* _AIM OF THE TASK_
Please return exactly the run of lines that begins with the line containing "Recreate this image" and ends with the line containing "const gra = '#9a9a9a';", pictures excluded.
---------- DATA LINES
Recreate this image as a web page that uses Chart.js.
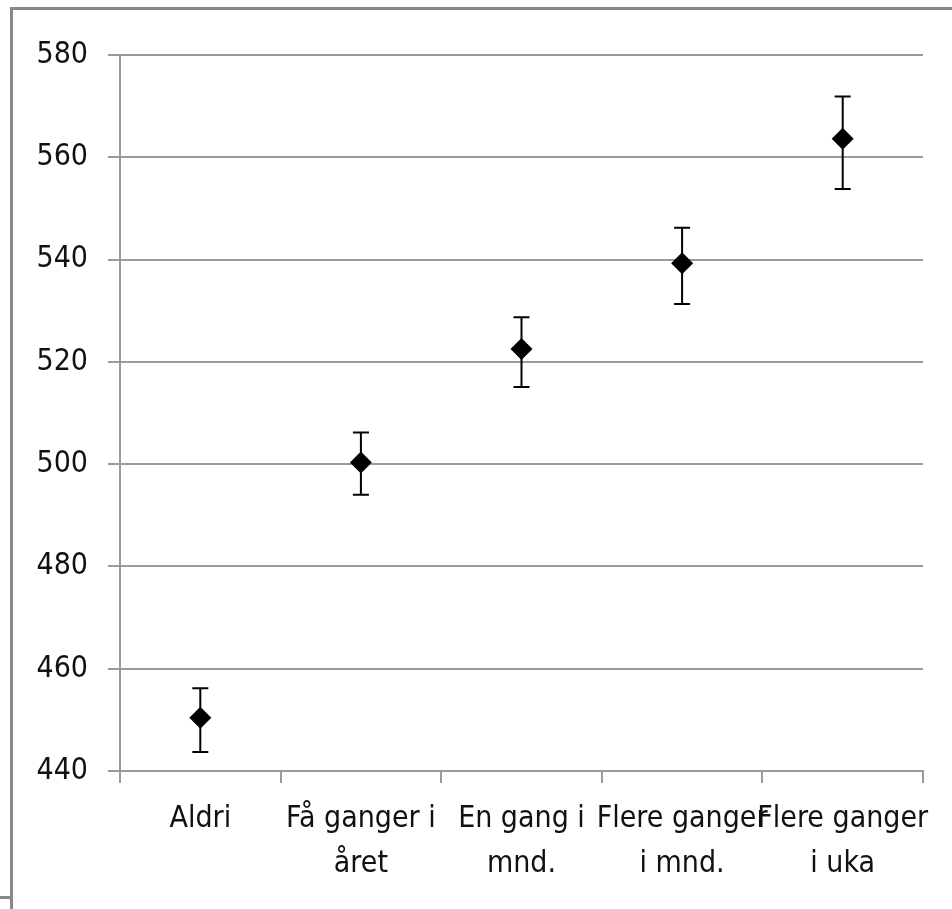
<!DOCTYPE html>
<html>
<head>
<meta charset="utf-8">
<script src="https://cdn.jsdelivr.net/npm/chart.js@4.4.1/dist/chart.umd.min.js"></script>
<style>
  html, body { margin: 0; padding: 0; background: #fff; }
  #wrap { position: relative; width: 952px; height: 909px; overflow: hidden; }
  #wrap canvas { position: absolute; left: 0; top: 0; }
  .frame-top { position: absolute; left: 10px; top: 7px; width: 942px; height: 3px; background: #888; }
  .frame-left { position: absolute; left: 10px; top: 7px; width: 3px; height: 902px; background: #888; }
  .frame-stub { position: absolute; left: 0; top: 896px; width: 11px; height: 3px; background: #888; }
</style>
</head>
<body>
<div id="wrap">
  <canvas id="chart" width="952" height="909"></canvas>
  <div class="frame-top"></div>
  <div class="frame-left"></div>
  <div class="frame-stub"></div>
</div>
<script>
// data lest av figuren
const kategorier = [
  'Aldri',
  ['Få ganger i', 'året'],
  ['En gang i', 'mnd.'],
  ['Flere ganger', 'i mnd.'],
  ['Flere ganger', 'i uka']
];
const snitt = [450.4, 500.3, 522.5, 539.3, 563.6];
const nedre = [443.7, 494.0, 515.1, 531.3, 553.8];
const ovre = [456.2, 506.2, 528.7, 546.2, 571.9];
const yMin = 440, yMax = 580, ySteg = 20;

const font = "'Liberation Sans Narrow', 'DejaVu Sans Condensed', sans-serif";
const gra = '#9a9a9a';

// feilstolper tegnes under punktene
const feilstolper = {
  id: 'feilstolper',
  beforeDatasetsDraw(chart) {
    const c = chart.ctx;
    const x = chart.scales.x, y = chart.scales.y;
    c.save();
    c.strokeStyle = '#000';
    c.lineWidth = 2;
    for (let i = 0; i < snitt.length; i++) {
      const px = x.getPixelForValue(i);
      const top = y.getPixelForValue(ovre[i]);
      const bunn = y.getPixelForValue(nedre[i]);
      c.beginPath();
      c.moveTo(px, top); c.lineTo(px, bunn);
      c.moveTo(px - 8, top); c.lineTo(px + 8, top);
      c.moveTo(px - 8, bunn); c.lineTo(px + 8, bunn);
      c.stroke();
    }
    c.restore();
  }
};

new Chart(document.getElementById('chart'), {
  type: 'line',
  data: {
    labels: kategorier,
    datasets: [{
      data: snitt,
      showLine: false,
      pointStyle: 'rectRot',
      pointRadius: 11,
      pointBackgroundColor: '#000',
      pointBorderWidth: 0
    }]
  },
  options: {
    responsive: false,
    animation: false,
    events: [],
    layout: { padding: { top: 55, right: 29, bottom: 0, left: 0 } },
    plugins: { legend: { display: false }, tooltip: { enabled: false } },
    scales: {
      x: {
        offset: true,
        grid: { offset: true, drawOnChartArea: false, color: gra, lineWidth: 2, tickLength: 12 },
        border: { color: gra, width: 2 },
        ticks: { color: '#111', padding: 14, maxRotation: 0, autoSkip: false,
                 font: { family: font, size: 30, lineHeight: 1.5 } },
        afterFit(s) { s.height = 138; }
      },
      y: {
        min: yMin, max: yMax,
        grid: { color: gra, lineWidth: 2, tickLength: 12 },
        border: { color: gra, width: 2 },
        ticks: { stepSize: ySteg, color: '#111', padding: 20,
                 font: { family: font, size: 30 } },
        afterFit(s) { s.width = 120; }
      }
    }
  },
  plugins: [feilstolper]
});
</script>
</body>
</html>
--------------------
---------- DATA LINES
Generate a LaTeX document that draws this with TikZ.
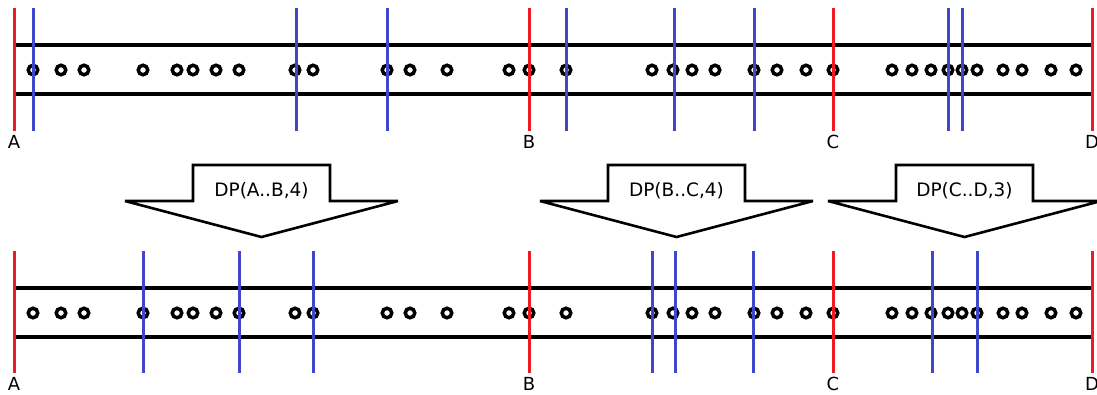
--------------------
* _FINAL ANSWER_
Recreate this image as a web page that uses Chart.js.
<!DOCTYPE html>
<html>
<head>
<meta charset="utf-8">
<script src="https://cdn.jsdelivr.net/npm/chart.js@4.4.1/dist/chart.umd.min.js"></script>
<style>
  html, body { margin: 0; padding: 0; background: #fff; }
  #wrap { position: relative; width: 952px; height: 909px; overflow: hidden; }
  #wrap canvas { position: absolute; left: 0; top: 0; }
  .frame-top { position: absolute; left: 10px; top: 7px; width: 942px; height: 3px; background: #888; }
  .frame-left { position: absolute; left: 10px; top: 7px; width: 3px; height: 902px; background: #888; }
  .frame-stub { position: absolute; left: 0; top: 896px; width: 11px; height: 3px; background: #888; }
</style>
</head>
<body>
<div id="wrap">
  <canvas id="chart" width="952" height="909"></canvas>
  <div class="frame-top"></div>
  <div class="frame-left"></div>
  <div class="frame-stub"></div>
</div>
<script>
// data lest av figuren
const kategorier = [
  'Aldri',
  ['Få ganger i', 'året'],
  ['En gang i', 'mnd.'],
  ['Flere ganger', 'i mnd.'],
  ['Flere ganger', 'i uka']
];
const snitt = [450.4, 500.3, 522.5, 539.3, 563.6];
const nedre = [443.7, 494.0, 515.1, 531.3, 553.8];
const ovre = [456.2, 506.2, 528.7, 546.2, 571.9];
const yMin = 440, yMax = 580, ySteg = 20;

const font = "'Liberation Sans Narrow', 'DejaVu Sans Condensed', sans-serif";
const gra = '#9a9a9a';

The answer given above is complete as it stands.